Może nie jest szczególnie grzeczne, ale to zdanie małego dziecka i niestety dorosłym trudno nadążyć za bezkompromisową logiką. Nauka dyplomacji i szacunku nie przychodzi ani szybko, ani łatwo… dobrze, gdy w ogóle zostanie przyswojona… wielkie brawa dla rodziców, którym uda się ta sztuka. Warto pracować nad tym wytrwale, bo czym skorupka za młodu nasiąknie tym na starość trąci… Charakter kształtuje najbliższe otoczenie i to ono stanowi wzór do naśladowania.
 Kombinacji pytań i odpowiedzi jest bardzo wiele.
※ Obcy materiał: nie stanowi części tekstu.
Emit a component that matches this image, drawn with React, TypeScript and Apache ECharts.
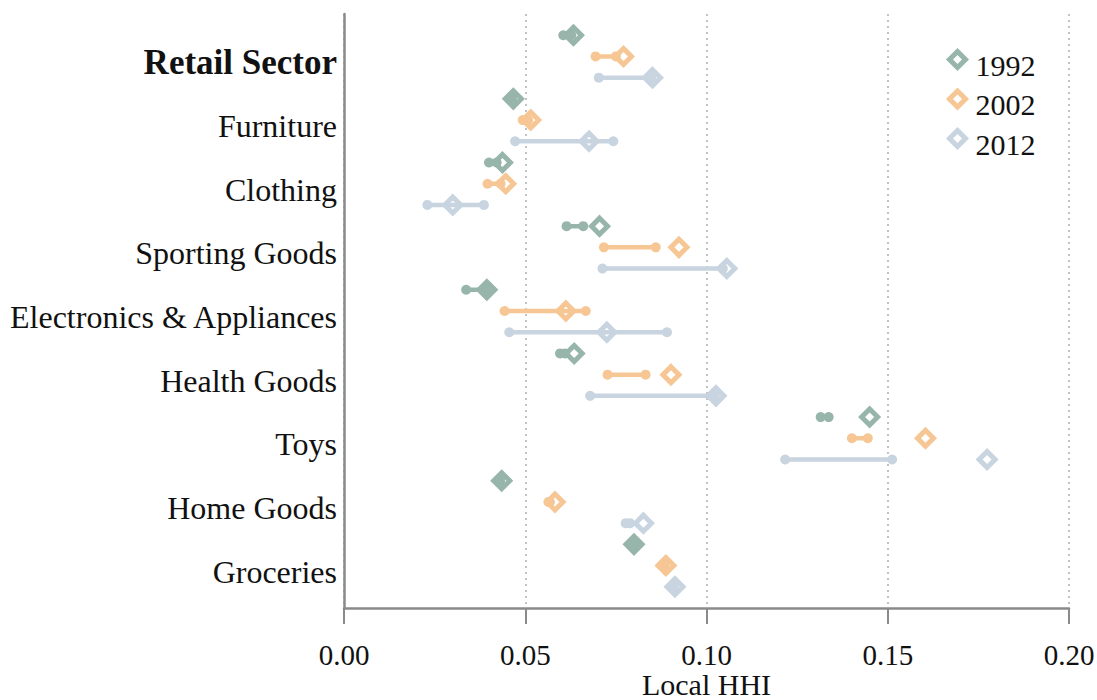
import React, { useEffect, useRef } from 'react';
import * as echarts from 'echarts';

const categories = ['Retail Sector', 'Furniture', 'Clothing', 'Sporting Goods', 'Electronics & Appliances', 'Health Goods', 'Toys', 'Home Goods', 'Groceries'];
const years = ['1992', '2002', '2012'];
const colors = ['#97b5aa', '#f6c795', '#c8d4e0'];

// left end of range, right end of range, diamond marker value
const lo1992 = [0.0605, 0.0463, 0.0400, 0.0614, 0.0337, 0.0596, 0.1315, 0.0430, 0.0799];
const hi1992 = [0.0627, 0.0463, 0.0421, 0.0660, 0.0392, 0.0610, 0.1337, 0.0430, 0.0799];
const mark1992 = [0.0633, 0.0467, 0.0437, 0.0705, 0.0394, 0.0635, 0.1450, 0.0435, 0.0800];

const lo2002 = [0.0694, 0.0493, 0.0396, 0.0717, 0.0443, 0.0727, 0.1401, 0.0564, 0.0884];
const hi2002 = [0.0750, 0.0508, 0.0432, 0.0860, 0.0667, 0.0832, 0.1445, 0.0568, 0.0884];
const mark2002 = [0.0771, 0.0515, 0.0446, 0.0924, 0.0612, 0.0902, 0.1604, 0.0582, 0.0888];

const lo2012 = [0.0703, 0.0472, 0.0230, 0.0713, 0.0456, 0.0679, 0.1217, 0.0777, 0.0909];
const hi2012 = [0.0847, 0.0743, 0.0386, 0.1045, 0.0891, 0.1023, 0.1512, 0.0789, 0.0909];
const mark2012 = [0.0851, 0.0676, 0.0300, 0.1056, 0.0725, 0.1026, 0.1774, 0.0826, 0.0913];

const xTicks = [0, 0.05, 0.1, 0.15, 0.2];

const los = [lo1992, lo2002, lo2012];
const his = [hi1992, hi2002, hi2012];
const marks = [mark1992, mark2002, mark2012];

const FONT = '"Liberation Serif", "DejaVu Serif", serif';

export default function App() {
  const ref = useRef<HTMLDivElement>(null);
  useEffect(() => {
    document.body.style.margin = '0';
    const chart = echarts.init(ref.current!, undefined, { renderer: 'svg' });
    const series: any[] = [];
    years.forEach((yr, yi) => {
      const color = colors[yi];
      series.push({
        name: yr,
        type: 'scatter',
        symbol: 'diamond',
        symbolSize: 16,
        z: 2,
        itemStyle: { color: '#ffffff', borderColor: color, borderWidth: 5, opacity: 1 },
        data: categories.map((_, ci) => [marks[yi][ci], ci * 3 + yi]),
      });
      series.push({
        name: 'range' + yr,
        type: 'custom',
        z: 3,
        encode: { x: [0, 1], y: 2 },
        data: categories.map((_, ci) => [los[yi][ci], his[yi][ci], ci * 3 + yi]),
        renderItem: (params: any, api: any) => {
          const y = api.value(2);
          const p1 = api.coord([api.value(0), y]);
          const p2 = api.coord([api.value(1), y]);
          return {
            type: 'group',
            children: [
              { type: 'line', shape: { x1: p1[0], y1: p1[1], x2: p2[0], y2: p2[1] }, style: { stroke: color, lineWidth: 4.5, lineCap: 'round' } },
              { type: 'circle', shape: { cx: p1[0], cy: p1[1], r: 5 }, style: { fill: color } },
              { type: 'circle', shape: { cx: p2[0], cy: p2[1], r: 5 }, style: { fill: color } },
            ],
          };
        },
      });
    });

    chart.setOption({
      animation: false,
      backgroundColor: '#ffffff',
      grid: { left: 344, right: 28, top: 14, bottom: 92, outerBoundsMode: 'none', containLabel: false },
      legend: {
        orient: 'vertical',
        left: 947,
        top: 39,
        padding: 0,
        itemWidth: 16,
        itemHeight: 16,
        itemGap: -1.5,
        data: years.map((yr, yi) => ({
          name: yr,
          icon: 'diamond',
          itemStyle: { color: '#ffffff', borderColor: colors[yi], borderWidth: 5 },
        })),
        formatter: (name: string) => '{a|' + name + '}',
        textStyle: {
          fontFamily: FONT,
          fontSize: 30,
          color: '#111',
          rich: {
            a: { fontFamily: FONT, fontSize: 30, color: '#111', lineHeight: 24, padding: [11, 0, 0, 5] },
          },
        },
      },
      xAxis: {
        type: 'value',
        min: xTicks[0],
        max: xTicks[xTicks.length - 1],
        interval: 0.05,
        name: 'Local HHI',
        nameLocation: 'middle',
        nameGap: 61,
        nameMoveOverlap: false,
        nameTextStyle: { fontFamily: FONT, fontSize: 30, color: '#111' },
        axisLine: { show: true, onZero: false, lineStyle: { color: '#8a8a8a', width: 2.5 } },
        axisTick: { show: true, length: 16, lineStyle: { color: '#8a8a8a', width: 2 } },
        axisLabel: {
          margin: 32,
          fontFamily: FONT,
          fontSize: 29,
          color: '#111',
          formatter: (v: number) => v.toFixed(2),
        },
        splitLine: { show: true, lineStyle: { color: '#b0b0b0', type: [2, 4], width: 1.5 } },
      },
      yAxis: {
        type: 'value',
        inverse: true,
        min: -1,
        max: 27,
        interval: 1,
        axisLine: { show: true, onZero: false, lineStyle: { color: '#8a8a8a', width: 2.5 } },
        axisTick: { show: false },
        splitLine: { show: false },
        axisLabel: {
          margin: 7,
          fontFamily: FONT,
          fontSize: 32,
          color: '#111',
          padding: [12, 0, 0, 0],
          formatter: (val: number) => {
            const v = Math.round(val);
            if (v < 0 || v % 3 !== 1) return '';
            const c = categories[(v - 1) / 3];
            if (!c) return '';
            return v === 1 ? '{b|' + c + '}' : c;
          },
          rich: {
            b: { fontFamily: FONT, fontSize: 35, fontWeight: 'bold', color: '#111' },
          },
        },
      },
      series,
    });
    return () => chart.dispose();
  }, []);
  return <div ref={ref} style={{ width: 1097, height: 700 }} />;
}
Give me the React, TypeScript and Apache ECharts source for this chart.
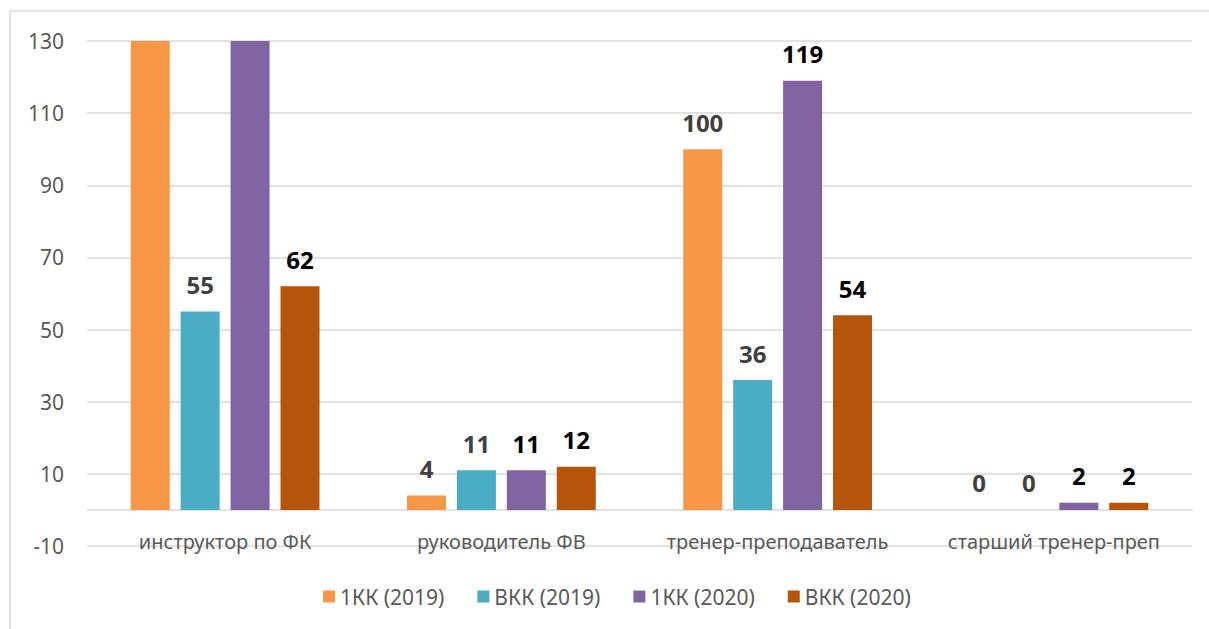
import React, { useEffect, useRef } from "react";
import * as echarts from "echarts";

const categories = ["инструктор по ФК", "руководитель ФВ", "тренер-преподаватель", "старший тренер-преп"];
const seriesNames = ["1КК (2019)", "ВКК (2019)", "1КК (2020)", "ВКК (2020)"];
const kk1_2019 = [160, 4, 100, 0];
const vkk_2019 = [55, 11, 36, 0];
const kk1_2020 = [170, 11, 119, 2];
const vkk_2020 = [62, 12, 54, 2];
const colors = ["#F79646", "#4BACC6", "#8064A2", "#B5550B"];
const labelColors = ["#404040", "#404040", "#000000", "#000000"];
const yMin = -10;
const yMax = 130;
const yInterval = 20;

const FONT = "'Noto Sans', 'Open Sans', sans-serif";

export default function App() {
  const ref = useRef<HTMLDivElement>(null);
  useEffect(() => {
    if (!ref.current) return;
    const chart = echarts.init(ref.current, null, { renderer: "svg" });
    const allData = [kk1_2019, vkk_2019, kk1_2020, vkk_2020];
    const series = allData.map((arr, i) => ({
      name: seriesNames[i],
      type: "bar",
      barWidth: 39,
      barGap: "28%",
      itemStyle: { color: colors[i] },
      label: {
        show: true,
        position: "top",
        distance: 15,
        fontSize: 24,
        fontWeight: "bold",
        fontFamily: FONT,
        color: labelColors[i],
      },
      data: arr.map((v) =>
        v > yMax ? { value: v, label: { show: false } } : { value: v }
      ),
    }));
    chart.setOption({
      animation: false,
      backgroundColor: "#ffffff",
      textStyle: { fontFamily: FONT },
      graphic: [
        { type: "line", shape: { x1: 10, y1: 11, x2: 1209, y2: 11 }, style: { stroke: "#d9d9d9", lineWidth: 1.5 } },
        { type: "line", shape: { x1: 10, y1: 11, x2: 10, y2: 629 }, style: { stroke: "#d9d9d9", lineWidth: 1.5 } },
      ],
      grid: { left: 87, right: 17, top: 41, bottom: 83, containLabel: false },
      legend: {
        left: 323,
        top: 586,
        padding: 0,
        icon: "rect",
        itemWidth: 12,
        itemHeight: 12,
        itemGap: 33,
        textStyle: { fontSize: 21, color: "#595959", fontFamily: FONT },
        data: seriesNames,
      },
      xAxis: {
        type: "category",
        data: categories,
        axisLine: { onZero: true, lineStyle: { color: "#d9d9d9", width: 1.5 } },
        axisTick: { show: false },
        axisLabel: { interval: 0, fontSize: 20, color: "#595959", margin: -15, fontFamily: FONT },
      },
      yAxis: {
        type: "value",
        min: yMin,
        max: yMax,
        interval: yInterval,
        axisLine: { show: false },
        axisTick: { show: false },
        splitLine: { lineStyle: { color: "#d9d9d9", width: 1.5 } },
        axisLabel: { fontSize: 21, color: "#595959", margin: 23, fontFamily: FONT },
      },
      series,
    });
    return () => chart.dispose();
  }, []);
  return (
    <div
      ref={ref}
      style={{ position: "fixed", left: 0, top: 0, width: 1209, height: 629, background: "#fff" }}
    />
  );
}
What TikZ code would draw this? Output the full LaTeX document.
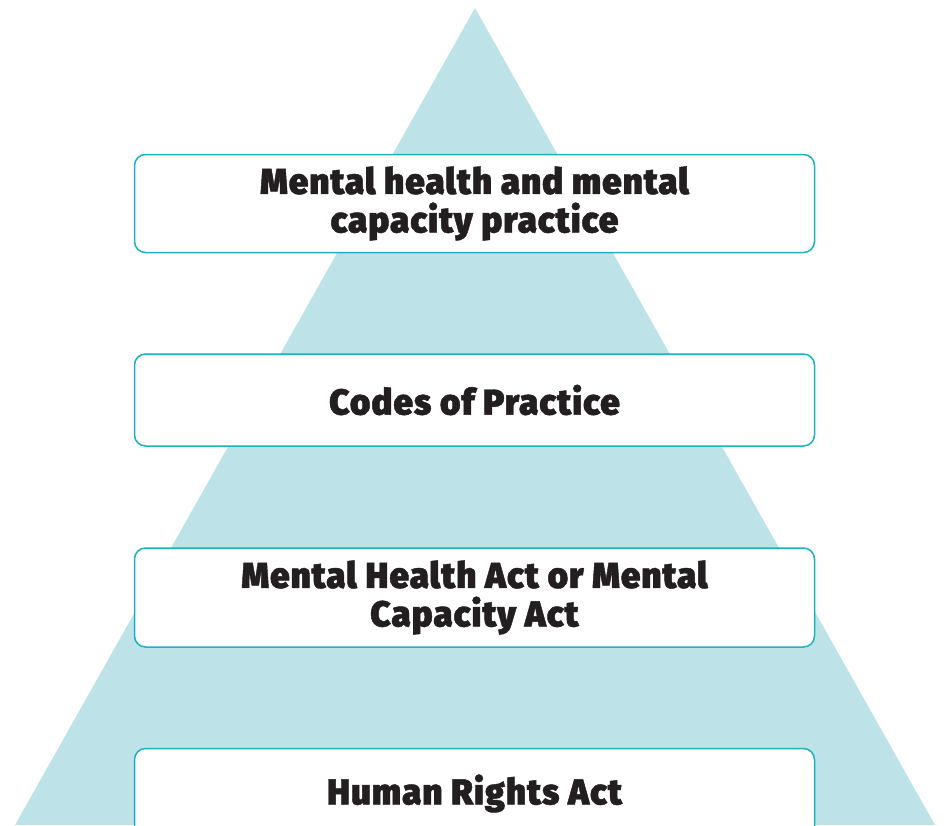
\documentclass[tikz,border=0pt]{standalone}
\usepackage{fontspec}
\newfontfamily\heavyfont{Fira Sans}[UprightFont={* Black}, FakeStretch=0.97, FakeBold=1.2, LetterSpace=3]
\definecolor{trifill}{HTML}{BDE3E8}
\definecolor{boxline}{HTML}{1CB1C0}
\definecolor{txt}{HTML}{231F20}
\tikzset{
  levelbox/.style={draw=boxline, line width=1.5pt, fill=white, rounded corners=11pt,
    minimum width=680pt, align=center, text=txt,
    font=\heavyfont\fontsize{36}{38.5}\selectfont, inner sep=0pt},
}
\begin{document}
\begin{tikzpicture}[x=1pt,y=-1pt]
\useasboundingbox (0,0) rectangle (949,825);
\clip (0,0) rectangle (949,825);
\fill[trifill] (475,8) -- (15,825) -- (935,825) -- cycle;
\node[levelbox, minimum height=98pt] (practice) at (474.5,203.5) {Mental health and mental\\capacity practice};
\node[levelbox, minimum height=92pt] (codes) at (474.5,400) {Codes of Practice};
\node[levelbox, minimum height=99pt] (acts) at (474.5,597.5) {Mental Health Act or Mental\\Capacity Act};
\node[levelbox, minimum height=90pt] (hra) at (474.5,793.5) {Human Rights Act};
\end{tikzpicture}
\end{document}
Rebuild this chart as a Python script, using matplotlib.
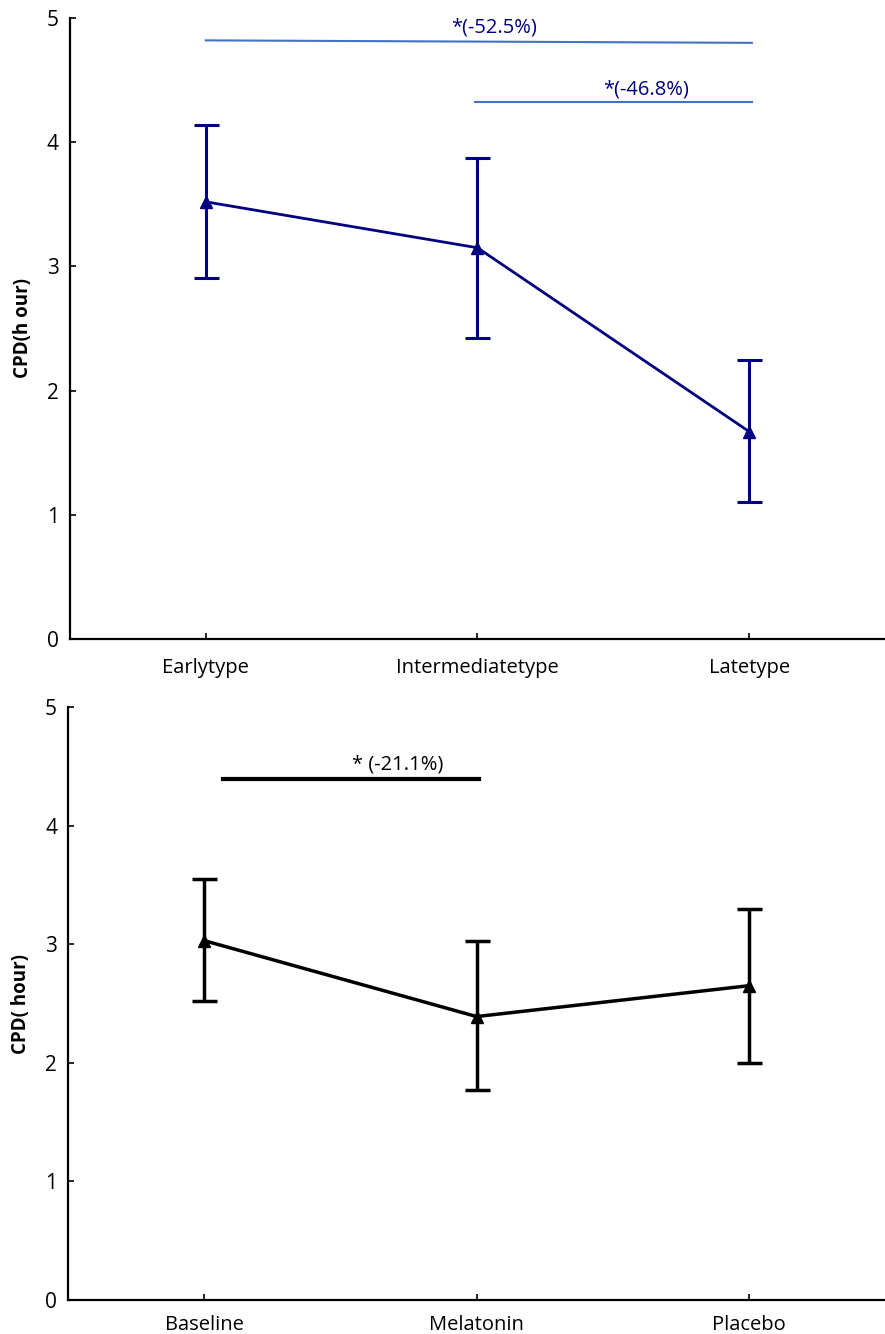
import matplotlib.pyplot as plt

plt.rcParams['font.family'] = ['Open Sans', 'DejaVu Sans']

# top panel: chronotype
types = ['Earlytype', 'Intermediatetype', 'Latetype']
cpd_type = [3.52, 3.15, 1.67]
err_type_up = [0.62, 0.72, 0.58]
err_type_down = [0.61, 0.73, 0.57]

# bottom panel: treatment
groups = ['Baseline', 'Melatonin', 'Placebo']
cpd_group = [3.03, 2.39, 2.65]
err_group_up = [0.52, 0.64, 0.65]
err_group_down = [0.51, 0.62, 0.65]

navy = '#000080'
lightblue = '#4472C4'

fig = plt.figure(figsize=(8.85, 13.34), dpi=100)
ax1 = fig.add_axes([0.079, 0.521, 0.921, 0.4655])
ax2 = fig.add_axes([0.077, 0.0255, 0.923, 0.4445])


def style_axis(ax, labels, ylabel, xpad):
    ax.set_xlim(-0.5, 2.5)
    ax.set_ylim(0, 5)
    ax.set_xticks(range(3))
    ax.set_xticklabels(labels, fontsize=14.5)
    ax.set_yticks(range(6))
    ax.tick_params(axis='y', labelsize=15, direction='in', length=4, width=1.2, pad=8)
    ax.tick_params(axis='x', direction='in', length=4, width=1.2, pad=xpad)
    for s in ['top', 'right']:
        ax.spines[s].set_visible(False)
    for s in ['left', 'bottom']:
        ax.spines[s].set_linewidth(1.6)
    ax.set_ylabel(ylabel, fontsize=13.5, fontweight='bold', labelpad=10)


x = list(range(3))

ax1.errorbar(x, cpd_type, yerr=[err_type_down, err_type_up], color=navy,
             marker='^', markersize=9, linewidth=2, elinewidth=2.2,
             capsize=9, capthick=2.2)
style_axis(ax1, types, 'CPD(h our)', 14)
ax1.plot([0, 2.01], [4.82, 4.80], color=lightblue, linewidth=1.5)
ax1.plot([0.99, 2.01], [4.32, 4.32], color=lightblue, linewidth=1.5)
ax1.text(1.06, 4.84, '*(-52.5%)', color=navy, fontsize=14.5, ha='center', va='bottom')
ax1.text(1.62, 4.34, '*(-46.8%)', color=navy, fontsize=14.5, ha='center', va='bottom')

ax2.errorbar(x, cpd_group, yerr=[err_group_down, err_group_up], color='black',
             marker='^', markersize=9, linewidth=2.5, elinewidth=2.5,
             capsize=9, capthick=2.5)
style_axis(ax2, groups, 'CPD( hour)', 11)
ax2.plot([0.07, 1.01], [4.39, 4.39], color='black', linewidth=3)
ax2.text(0.71, 4.43, '* (-21.1%)', color='black', fontsize=14.5, ha='center', va='bottom')

fig.savefig('out.png', dpi=100)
Trzeba dobrze się zastanowić nad ripostą, aby nie pociągnąć za sobą lawiny znaków zapytania i jeszcze bardziej zawiłych wyjaśnień. Czasem nieopatrzna odpowiedź potrafi zemścić się nawet po kilku tygodniach. Te małe główki są bardzo pamiętliwe i potrafią wykorzystać zdobytą przypadkiem wiedzę w najmniej oczekiwanym momencie. Na szczęście najczęściej bywa zabawnie i wiele historii przypominanych jest jeszcze przez lata. Skąd te refleksje? Jakoś tak się złożyło, że w tym roku wiele czasu spędziliśmy z przyjaciółmi obdarzonymi młodym narybkiem. Bardzo miły czas i wiele spostrzeżeń w tym dynamicznym rodzicielskim „młynie”… Z ogromną satysfakcją patrzyłem jak z każdym dniem z nieznajomego pana stawałem się wujkiem... chyba nawet lubianym. Trochę trudno zaskarbić sobie sympatię dzieci, gdy jest się mniej mobilnym i niezbyt zręcznym manualnie. Niebywałe jak dzieci łatwo akceptują i rozumieją odmienny stan osoby niepełnosprawnej. Chyba największą sztuką dla mnie było nauczyć się wygłupiać, rozmawiać i zwracać uwagę dzieci w ten szczególny, troszkę mniej poważny sposób. Zdałem sobie sprawę jak bardzo postawa rodziców, cioć, wujków i wszystkiego, co bezpośrednio otacza mniejsze i większe potomstwo wpływa, kim będą w przyszłości. To bardzo fascynujące :)
Doświadczenie z wakacji przydało mi się w kontaktach sąsiedzkich, gdy trzeba wywołać uśmiech małych człowieczków. Ostatnio nawet zostałem obdarowany paroma prezentami przez małego sąsiada Piotrusia mieszkającego nad nami… dostałem patyczka prosto do ręki… kilka gałązek jałowca, a na koniec kuleczkę, która kilka godzin temu wypadła z psiej dupki… troszkę się zdziwił, kiedy pozbywałem się jej w nienaturalnie szybki sposób :)
Kończąc już dzisiejszy post dodam tylko, że edukacja rodzicielska to niezwykłe wyzwanie i sposób, w jaki się ją przeprowadzi rzutuje na relacje w wieku dorosłym córek i synów. Rodzinna praca zespołowa odpłaca szacunkiem i miłością w życiu późniejszym, jest satysfakcją dla obojga rodziców, gdy role się odwracają!!